>> Start DATASET CONTENT

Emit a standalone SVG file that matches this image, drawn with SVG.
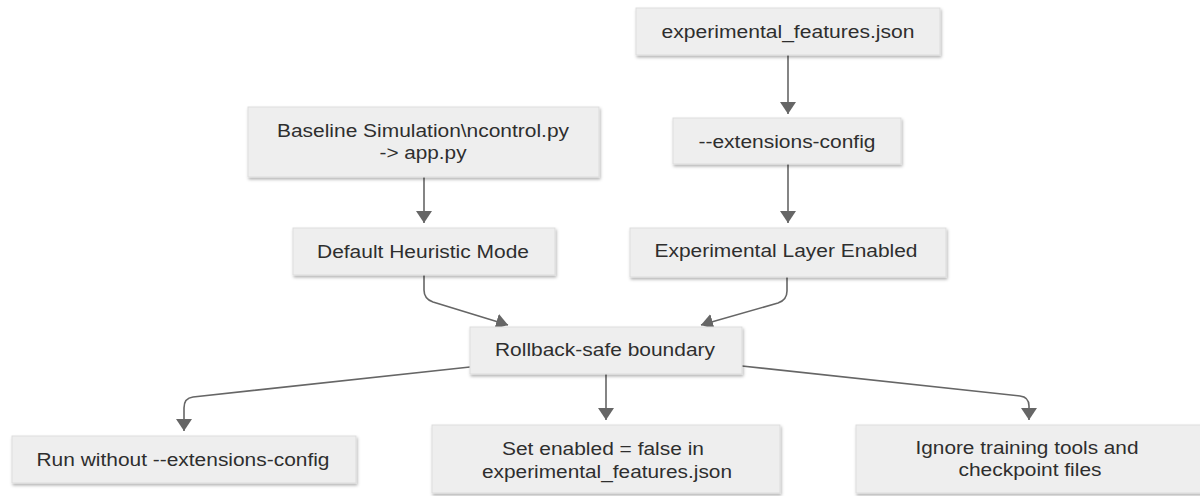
<svg xmlns="http://www.w3.org/2000/svg" width="1200" height="496" viewBox="0 0 1200 496">
  <defs>
    <filter id="sh" x="-5%" y="-10%" width="110%" height="130%">
      <feDropShadow dx="1" dy="2" stdDeviation="1.5" flood-color="#000" flood-opacity="0.3"/>
    </filter>
    <marker id="ah" viewBox="0 0 12 16" refX="12" refY="8" markerWidth="12" markerHeight="16" markerUnits="userSpaceOnUse" orient="auto">
      <path d="M0,0 L12,8 L0,16 z" fill="#666"/>
    </marker>
    <style>
      .box { fill: #eeeeee; stroke: #dddddd; stroke-width: 1; filter: url(#sh); }
      .lbl { font-family: "Liberation Sans", Arial, sans-serif; font-size: 17.5px; fill: #2e2e2e; text-anchor: middle; }
      .edge { fill: none; stroke: #666; stroke-width: 1.6; marker-end: url(#ah); }
    </style>
  </defs>
  <rect width="1200" height="496" fill="#ffffff"/>

  <g id="connectors">
    <path class="edge" d="M788,55 L788,114"/>
    <path class="edge" d="M788,164 L788,223"/>
    <path class="edge" d="M424,177 L424,223"/>
    <path class="edge" d="M424,275 L424,290 Q424,299 433,302 L508,325"/>
    <path class="edge" d="M787,277 L787,291 Q787,300 778,303 L701,325"/>
    <path class="edge" d="M470,367 L193,397 Q184,398 184,408 L184,431"/>
    <path class="edge" d="M606,374 L606,420"/>
    <path class="edge" d="M742,366 L1020,396 Q1029,397 1029,406 L1029,420"/>
  </g>

  <g id="node-expfeatures">
    <rect class="box" x="636" y="8" width="304" height="47"/>
    <text class="lbl" x="788" y="38" textLength="253" lengthAdjust="spacingAndGlyphs">experimental_features.json</text>
  </g>
  <g id="node-extconfig">
    <rect class="box" x="673" y="118" width="228" height="46"/>
    <text class="lbl" x="787" y="148" textLength="177" lengthAdjust="spacingAndGlyphs">--extensions-config</text>
  </g>
  <g id="node-baseline">
    <rect class="box" x="248" y="107" width="351" height="70"/>
    <text class="lbl" x="423" y="137" textLength="292" lengthAdjust="spacingAndGlyphs">Baseline Simulation\ncontrol.py</text>
    <text class="lbl" x="423" y="159" textLength="87" lengthAdjust="spacingAndGlyphs">-&gt; app.py</text>
  </g>
  <g id="node-default">
    <rect class="box" x="293" y="228" width="262" height="47"/>
    <text class="lbl" x="423" y="258" textLength="212" lengthAdjust="spacingAndGlyphs">Default Heuristic Mode</text>
  </g>
  <g id="node-explayer">
    <rect class="box" x="630" y="228" width="316" height="49"/>
    <text class="lbl" x="786" y="257" textLength="263" lengthAdjust="spacingAndGlyphs">Experimental Layer Enabled</text>
  </g>
  <g id="node-rollback">
    <rect class="box" x="470" y="327" width="272" height="47"/>
    <text class="lbl" x="605" y="356" textLength="220" lengthAdjust="spacingAndGlyphs">Rollback-safe boundary</text>
  </g>
  <g id="node-run">
    <rect class="box" x="12" y="436" width="344" height="47"/>
    <text class="lbl" x="183" y="466" textLength="293" lengthAdjust="spacingAndGlyphs">Run without --extensions-config</text>
  </g>
  <g id="node-setenabled">
    <rect class="box" x="432" y="425" width="348" height="68"/>
    <text class="lbl" x="603" y="455" textLength="202" lengthAdjust="spacingAndGlyphs">Set enabled = false in</text>
    <text class="lbl" x="607" y="478" textLength="250" lengthAdjust="spacingAndGlyphs">experimental_features.json</text>
  </g>
  <g id="node-ignore">
    <rect class="box" x="856" y="425" width="346" height="68"/>
    <text class="lbl" x="1027" y="454" textLength="223" lengthAdjust="spacingAndGlyphs">Ignore training tools and</text>
    <text class="lbl" x="1030" y="476" textLength="143" lengthAdjust="spacingAndGlyphs">checkpoint files</text>
  </g>
</svg>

>> End DATASET CONTENT

Output an exact copy of the material, with the pictures removed.

Emit a standalone SVG file that matches this image, drawn with SVG.
<svg xmlns="http://www.w3.org/2000/svg" width="1200" height="496" viewBox="0 0 1200 496">
  <defs>
    <filter id="sh" x="-5%" y="-10%" width="110%" height="130%">
      <feDropShadow dx="1" dy="2" stdDeviation="1.5" flood-color="#000" flood-opacity="0.3"/>
    </filter>
    <marker id="ah" viewBox="0 0 12 16" refX="12" refY="8" markerWidth="12" markerHeight="16" markerUnits="userSpaceOnUse" orient="auto">
      <path d="M0,0 L12,8 L0,16 z" fill="#666"/>
    </marker>
    <style>
      .box { fill: #eeeeee; stroke: #dddddd; stroke-width: 1; filter: url(#sh); }
      .lbl { font-family: "Liberation Sans", Arial, sans-serif; font-size: 17.5px; fill: #2e2e2e; text-anchor: middle; }
      .edge { fill: none; stroke: #666; stroke-width: 1.6; marker-end: url(#ah); }
    </style>
  </defs>
  <rect width="1200" height="496" fill="#ffffff"/>

  <g id="connectors">
    <path class="edge" d="M788,55 L788,114"/>
    <path class="edge" d="M788,164 L788,223"/>
    <path class="edge" d="M424,177 L424,223"/>
    <path class="edge" d="M424,275 L424,290 Q424,299 433,302 L508,325"/>
    <path class="edge" d="M787,277 L787,291 Q787,300 778,303 L701,325"/>
    <path class="edge" d="M470,367 L193,397 Q184,398 184,408 L184,431"/>
    <path class="edge" d="M606,374 L606,420"/>
    <path class="edge" d="M742,366 L1020,396 Q1029,397 1029,406 L1029,420"/>
  </g>

  <g id="node-expfeatures">
    <rect class="box" x="636" y="8" width="304" height="47"/>
    <text class="lbl" x="788" y="38" textLength="253" lengthAdjust="spacingAndGlyphs">experimental_features.json</text>
  </g>
  <g id="node-extconfig">
    <rect class="box" x="673" y="118" width="228" height="46"/>
    <text class="lbl" x="787" y="148" textLength="177" lengthAdjust="spacingAndGlyphs">--extensions-config</text>
  </g>
  <g id="node-baseline">
    <rect class="box" x="248" y="107" width="351" height="70"/>
    <text class="lbl" x="423" y="137" textLength="292" lengthAdjust="spacingAndGlyphs">Baseline Simulation\ncontrol.py</text>
    <text class="lbl" x="423" y="159" textLength="87" lengthAdjust="spacingAndGlyphs">-&gt; app.py</text>
  </g>
  <g id="node-default">
    <rect class="box" x="293" y="228" width="262" height="47"/>
    <text class="lbl" x="423" y="258" textLength="212" lengthAdjust="spacingAndGlyphs">Default Heuristic Mode</text>
  </g>
  <g id="node-explayer">
    <rect class="box" x="630" y="228" width="316" height="49"/>
    <text class="lbl" x="786" y="257" textLength="263" lengthAdjust="spacingAndGlyphs">Experimental Layer Enabled</text>
  </g>
  <g id="node-rollback">
    <rect class="box" x="470" y="327" width="272" height="47"/>
    <text class="lbl" x="605" y="356" textLength="220" lengthAdjust="spacingAndGlyphs">Rollback-safe boundary</text>
  </g>
  <g id="node-run">
    <rect class="box" x="12" y="436" width="344" height="47"/>
    <text class="lbl" x="183" y="466" textLength="293" lengthAdjust="spacingAndGlyphs">Run without --extensions-config</text>
  </g>
  <g id="node-setenabled">
    <rect class="box" x="432" y="425" width="348" height="68"/>
    <text class="lbl" x="603" y="455" textLength="202" lengthAdjust="spacingAndGlyphs">Set enabled = false in</text>
    <text class="lbl" x="607" y="478" textLength="250" lengthAdjust="spacingAndGlyphs">experimental_features.json</text>
  </g>
  <g id="node-ignore">
    <rect class="box" x="856" y="425" width="346" height="68"/>
    <text class="lbl" x="1027" y="454" textLength="223" lengthAdjust="spacingAndGlyphs">Ignore training tools and</text>
    <text class="lbl" x="1030" y="476" textLength="143" lengthAdjust="spacingAndGlyphs">checkpoint files</text>
  </g>
</svg>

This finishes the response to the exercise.